### DIRECTIONS FOR THIS TASK
Only the lines from the start of the data to the line containing "frontier_price = [40, 960]", both included, should be output, exactly and without pictures.
|---|
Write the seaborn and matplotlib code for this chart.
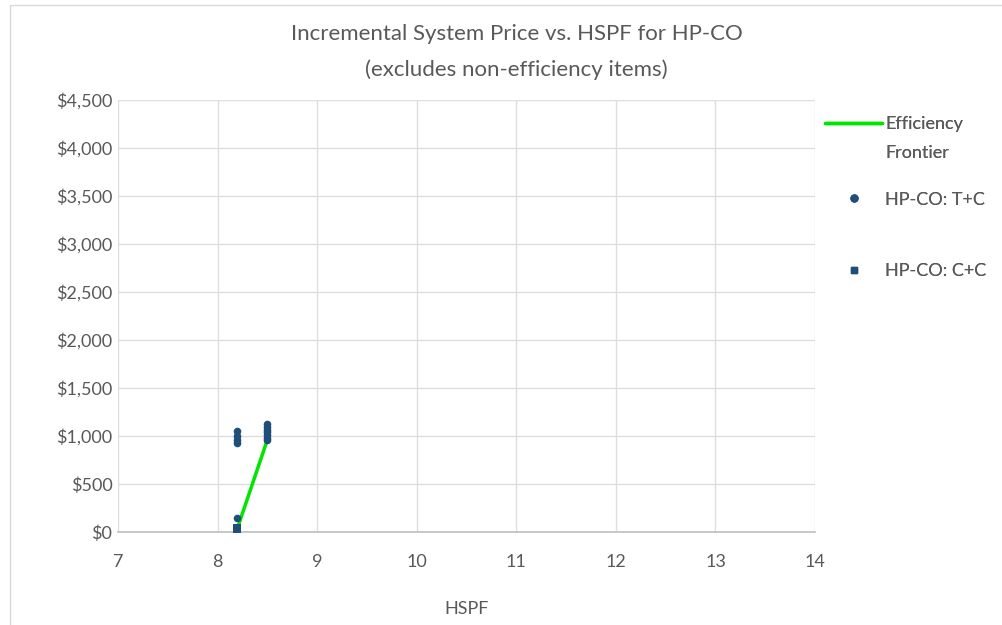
import matplotlib
matplotlib.use("Agg")
import matplotlib.pyplot as plt
import seaborn as sns
import pandas as pd
from matplotlib.ticker import FuncFormatter, MultipleLocator
from matplotlib.lines import Line2D
from matplotlib.patches import Rectangle

# Data
tc_hspf = [8.2, 8.2, 8.2, 8.2, 8.2, 8.5, 8.5, 8.5, 8.5, 8.5, 8.5, 8.5]
tc_price = [1050, 1000, 960, 930, 150, 1120, 1090, 1060, 1040, 1010, 980, 960]
cc_hspf = [8.2, 8.2]
cc_price = [40, 5]
frontier_hspf = [8.2, 8.5]
frontier_price = [40, 960]

sns.set_theme(style="white")
plt.rcParams["font.family"] = ["Lato", "DejaVu Sans"]
text_color = "#595959"
marker_color = "#1F4E79"

fig = plt.figure(figsize=(10.03, 6.25), dpi=100)
ax = fig.add_axes([0.1176, 0.1488, 0.8126 - 0.1176, 0.84 - 0.1488])

df_tc = pd.DataFrame({"HSPF": tc_hspf, "Price": tc_price})
df_cc = pd.DataFrame({"HSPF": cc_hspf, "Price": cc_price})
df_fr = pd.DataFrame({"HSPF": frontier_hspf, "Price": frontier_price})

sns.lineplot(data=df_fr, x="HSPF", y="Price", ax=ax, color="#00E600", linewidth=2.5, zorder=3)
sns.scatterplot(data=df_tc, x="HSPF", y="Price", ax=ax, color=marker_color, marker="o", s=30,
                edgecolor=marker_color, linewidth=0, zorder=4)
sns.scatterplot(data=df_cc, x="HSPF", y="Price", ax=ax, color=marker_color, marker="s", s=40,
                edgecolor=marker_color, linewidth=0, zorder=4)

ax.set_xlim(7, 14)
ax.set_ylim(0, 4500)
ax.xaxis.set_major_locator(MultipleLocator(1))
ax.yaxis.set_major_locator(MultipleLocator(500))
ax.yaxis.set_major_formatter(FuncFormatter(lambda v, p: f"${v:,.0f}"))
ax.grid(True, color="#DEDEDE", linewidth=1)
ax.set_axisbelow(True)
for side in ["top", "right", "left"]:
    ax.spines[side].set_visible(False)
ax.spines["bottom"].set_color("#BFBFBF")
ax.spines["bottom"].set_linewidth(1.2)
ax.tick_params(axis="both", colors=text_color, labelsize=13, length=0)
ax.tick_params(axis="x", pad=16)
ax.tick_params(axis="y", pad=4)

ax.set_xlabel("HSPF", color=text_color, fontsize=13, labelpad=22)
ax.set_ylabel("")
fig.text(0.515, 0.946, "Incremental System Price vs. HSPF for HP-CO", ha="center", va="center",
         color=text_color, fontsize=16)
fig.text(0.515, 0.889, "(excludes non-efficiency items)", ha="center", va="center",
         color=text_color, fontsize=16)

# Legend entries placed one by one down the right margin
blank = Line2D([], [], linestyle="", marker="")
entries = [
    (Line2D([], [], color="#00E600", linewidth=2.5), "Efficiency", 0.826),
    (blank, "Frontier", 0.780),
    (Line2D([], [], color=marker_color, marker="o", linestyle="", markersize=5), "HP-CO: T+C", 0.705),
    (Line2D([], [], color=marker_color, marker="s", linestyle="", markersize=5), "HP-CO: C+C", 0.590),
]
for handle, label, ytop in entries:
    leg = fig.legend([handle], [label], loc="upper left", bbox_to_anchor=(0.815, ytop),
                     frameon=False, fontsize=13, handlelength=3.2,
                     handletextpad=0.15, borderaxespad=0)
    for t in leg.get_texts():
        t.set_color(text_color)
    fig.add_artist(leg)

fig.patches.append(Rectangle((0.01, -0.01), 1.0, 1.002, transform=fig.transFigure,
                             fill=False, edgecolor="#D9D9D9", linewidth=1))

fig.savefig("out.png", dpi=100)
|---|
### EXERCISE ANSWER
Write the seaborn and matplotlib code for this chart.
import matplotlib
matplotlib.use("Agg")
import matplotlib.pyplot as plt
import seaborn as sns
import pandas as pd
from matplotlib.ticker import FuncFormatter, MultipleLocator
from matplotlib.lines import Line2D
from matplotlib.patches import Rectangle

# Data
tc_hspf = [8.2, 8.2, 8.2, 8.2, 8.2, 8.5, 8.5, 8.5, 8.5, 8.5, 8.5, 8.5]
tc_price = [1050, 1000, 960, 930, 150, 1120, 1090, 1060, 1040, 1010, 980, 960]
cc_hspf = [8.2, 8.2]
cc_price = [40, 5]
frontier_hspf = [8.2, 8.5]
frontier_price = [40, 960]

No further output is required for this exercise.